Setor privado leva roteiro de acordos à gestão Trump

Daniel Rittner

21/06/2017

 

 

Representantes da iniciativa privada levaram ontem à Casa Branca uma proposta de agenda para o desenvolvimento das relações econômicas e comerciais Brasil-Estados Unidos sob a administração do presidente Donald Trump. Eles têm reuniões ainda no Departamento de Comércio e no USTR (escritório de negociações comerciais), além da autarquia responsável pelo registo de patentes e pelo órgão equivalente à Receita Federal, em busca do estabelecimento de interlocução com o novo governo americano e na tentativa de identificar caminhos para avanços.

Cinco pontos ganharam a sugestão de prioridade máxima: o lançamento de um diálogo exploratório (espécie de etapa prévia) para negociações de um tratado de livre comércio, um acordo bilateral para evitar a dupla tributação, a aprovação e ratificação do acordo de previdência social firmado em 2015, o reconhecimento mútuo entre operadores econômicos autorizados para facilitação dos despachos aduaneiros e a assinatura de um acordo de salvaguardas tecnológicas para uso da base de Alcântara (MA).

"Temos tido ótima receptividade", diz a gerente de política comercial da Confederação Nacional da Indústria (CNI), Constanza Negri, que participa dos encontros em Washington até sexta-feira. "As primeiras reuniões nos ajudaram muito a entender que o governo [Trump] ainda está em processo de construção, com muitos funcionários que precisam ser designados e políticas em fase de confecção."

Cerca de 30 representantes da seção brasileira do Conselho Empresarial Brasil-Estados Unidos (Cebeu) e do Fórum de Empresas Transnacionais (FET), ambos secretariados pela CNI, integram o grupo. A missão tem executivos de associações setoriais, de companhias com subsidiárias americanas e de federações estaduais de indústrias. Há presença de segmentos como a indústria química, têxtil, aeronáutica, açúcar e biocombustíveis, tecnologia da informação, maquinário e equipamentos médico-hospitalares.

Apesar do discurso protecionista e das ações de isolamento promovidas pelo republicano nos cinco primeiros meses de sua gestão, Constanza não vê, no caso do Brasil, nenhuma sensibilidade comercial ou política com os Estados Unidos que possam constituir barreiras ao avanço das relações - como acontece com México, China ou Rússia.

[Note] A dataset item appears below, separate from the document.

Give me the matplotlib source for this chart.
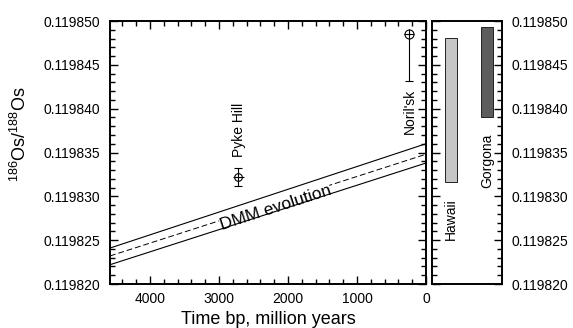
import matplotlib
matplotlib.use("Agg")
import matplotlib.pyplot as plt
from matplotlib.ticker import FixedLocator, MultipleLocator, FormatStrFormatter

plt.rcParams['font.family'] = ['Liberation Sans', 'DejaVu Sans']
plt.rcParams['mathtext.fontset'] = 'custom'
plt.rcParams['mathtext.rm'] = 'Liberation Sans'
plt.rcParams['mathtext.default'] = 'regular'

# ---- data ----
dmm_age = [4580, 0]
dmm_mid = [0.1198232, 0.1198348]
dmm_upper = [0.1198241, 0.1198360]
dmm_lower = [0.1198222, 0.1198338]

pyke_age = [2720]
pyke_val = [0.1198322]
pyke_yerr = [0.0000010]
pyke_xerr = [80]

norilsk_age = [250]
norilsk_val = [0.1198485]
norilsk_yerr_low = [0.0000053]
norilsk_yerr_up = [0.0]

hot_names = ['Hawaii', 'Gorgona']
hot_pos = [0.27, 0.786]
hot_low = [0.1198316, 0.1198390]
hot_high = [0.1198481, 0.1198493]
hot_colors = ['#c6c6c6', '#5c5c5c']

yticks = [0.119820, 0.119825, 0.119830, 0.119835, 0.119840, 0.119845, 0.119850]
xticks = [4000, 3000, 2000, 1000, 0]

W, H = 573, 328
fig = plt.figure(figsize=(W / 100, H / 100), dpi=100)
ax = fig.add_axes([110 / W, 1 - 284 / H, (426 - 110) / W, (284 - 21) / H])
ax2 = fig.add_axes([432 / W, 1 - 284 / H, (502 - 432) / W, (284 - 21) / H])

ylim = (0.119820, 0.119850)

# DMM evolution band
ax.plot(dmm_age, dmm_upper, color='black', lw=0.8, zorder=3)
ax.plot(dmm_age, dmm_lower, color='black', lw=0.8, zorder=3)
ax.plot(dmm_age, dmm_mid, color='black', lw=0.7, ls=(0, (6, 3)), zorder=1)
ax.text(2180, 0.1198287, 'DMM evolution', rotation=18, rotation_mode='anchor',
        ha='center', va='center', fontsize=12.5, zorder=2,
        bbox=dict(facecolor='white', edgecolor='none', pad=0))

# Pyke Hill
ax.errorbar(pyke_age, pyke_val, yerr=pyke_yerr, fmt='none',
            ecolor='black', elinewidth=0.8, capsize=3, capthick=0.8, zorder=4)
ax.errorbar(pyke_age, pyke_val, xerr=pyke_xerr, fmt='none',
            ecolor='black', elinewidth=0.8, capsize=0, zorder=4)
ax.plot(pyke_age, pyke_val, marker='o', ms=5.5, mfc='white', mec='black', mew=0.8,
        ls='none', zorder=5)
ax.plot(pyke_age, pyke_val, marker='+', ms=5.5, mec='black', mew=0.8, ls='none', zorder=6)
ax.annotate('Pyke Hill', xy=(pyke_age[0], pyke_val[0] + pyke_yerr[0]),
            xytext=(1, 11), textcoords='offset pixels', rotation=90,
            ha='center', va='bottom', fontsize=10)

# Noril'sk
ax.errorbar(norilsk_age, norilsk_val, yerr=[norilsk_yerr_low, norilsk_yerr_up], fmt='none',
            ecolor='black', elinewidth=0.8, capsize=3, capthick=0.8, zorder=4)
ax.plot(norilsk_age, norilsk_val, marker='o', ms=6.5, mfc='white', mec='black', mew=0.8,
        ls='none', zorder=5)
ax.plot(norilsk_age, norilsk_val, marker='+', ms=6.5, mec='black', mew=0.8, ls='none', zorder=6)
ax.annotate("Noril'sk", xy=(norilsk_age[0], norilsk_val[0] - norilsk_yerr_low[0]),
            xytext=(1, -8), textcoords='offset pixels', rotation=90,
            ha='center', va='top', fontsize=10)

ax.set_xlim(4580, 0)
ax.set_ylim(*ylim)
ax.xaxis.set_major_locator(FixedLocator(xticks))
ax.xaxis.set_minor_locator(MultipleLocator(200))
ax.yaxis.set_major_locator(FixedLocator(yticks))
ax.yaxis.set_minor_locator(MultipleLocator(0.000001))
ax.yaxis.set_major_formatter(FormatStrFormatter('%.6f'))
ax.tick_params(which='both', direction='in', top=True, right=True, labelsize=10, width=1.0)
ax.tick_params(which='major', length=6)
ax.tick_params(which='minor', length=3.5)
ax.tick_params(axis='y', pad=7)
ax.tick_params(axis='x', pad=6)
ax.set_xlabel('Time bp, million years', fontsize=13, labelpad=3)
for s in ax.spines.values():
    s.set_linewidth(1.4)

fig.text(20 / W, 1 - 134 / H, r'$^{186}$Os/$^{188}$Os', rotation=90, ha='center', va='center',
         fontsize=13)

# Hotspot panel
for name, pos, lo, hi, c in zip(hot_names, hot_pos, hot_low, hot_high, hot_colors):
    ax2.bar(pos, hi - lo, bottom=lo, width=0.167, color=c, edgecolor='#222222', linewidth=0.7)
    ax2.annotate(name, xy=(pos, lo), xytext=(0, -16), textcoords='offset pixels',
                 rotation=90, ha='center', va='top', fontsize=10)
ax2.set_xlim(0, 1)
ax2.set_ylim(*ylim)
ax2.set_xticks([])
ax2.yaxis.set_major_locator(FixedLocator(yticks))
ax2.yaxis.set_minor_locator(MultipleLocator(0.000001))
ax2.yaxis.set_major_formatter(FormatStrFormatter('%.6f'))
ax2.tick_params(axis='y', which='both', direction='in', left=True, right=True,
                labelleft=False, labelright=True, labelsize=10, width=1.0, pad=7)
ax2.tick_params(axis='y', which='major', length=6)
ax2.tick_params(axis='y', which='minor', length=3.5)
for s in ax2.spines.values():
    s.set_linewidth(1.4)

fig.savefig('out.png', dpi=100)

Basta lembrar, por exemplo, que o Brasil tem uma balança comercial deficitária ou equilibrada com os Estados Unidos desde 2009. É o mercado com maior participação de exportações de alta densidade tecnológica (26% do valor total de produtos vendidos) e onde existe maior presença de multinacionais brasileiras no exterior, com um estoque de ativos de US$ 117 bilhões - são 40 empresas, na comparação com 31 na Argentina, 25 no Chile, 23 na Colômbia e 22 na China.

O presidente do Sindipeças e do Fórum de Transnacionais, Dan Ioschpe, lembrou que, logo depois dos chineses, o Brasil é o país emergente com mais investimentos produtivos acumulados nos Estados Unidos - na frente de Coreia, Índia e do vizinho México. "A qualquer tempo, promover a internacionalização nos parece um atributo muito importante, independentemente dos governos de ocasião", afirma o empresário, que aponta ganhos em inovação e em competitividade - inclusive no mercado doméstico - nesse movimento.

Para Ioschpe e os representantes brasileiros, há iniciativas com alcance no médio prazo que podem prosperar, apesar das incertezas políticas. O acordo previdenciário, firmado em junho de 2015, não foi ratificado pelo Congresso Nacional. Esse instrumento eliminaria situações em que empregador e empregado tenham que contribuir simultaneamente, em cada um dos países, pelo mesmo trabalho executado.

O acordo de salvaguardas tecnológicas, ao permitir o uso do centro de Alcântara, faria o Brasil entrar em um mercado que movimentou US$ 2,5 bilhões só em 2016 - e teve os americanos como responsáveis por 52% dos lançamentos de satélites comerciais.

Outras sugestões levadas pelo setor privado para Washington incluem a adesão brasileira ao Global Entry, que agiliza a entrada de viajantes frequentes de negócios aos Estados Unidos, e a ratificação do acordo de céus abertos, que remove barreiras para empresas aéreas e ainda depende de aprovação no Congresso.

Foi apresentado também um pedido para a negociação, entre os dois países, de acordo de cooperação e facilitação de investimentos.

 

 

Valor econômico, v. 17, n. 4280, 21/06/2017. Brasil, p. A3.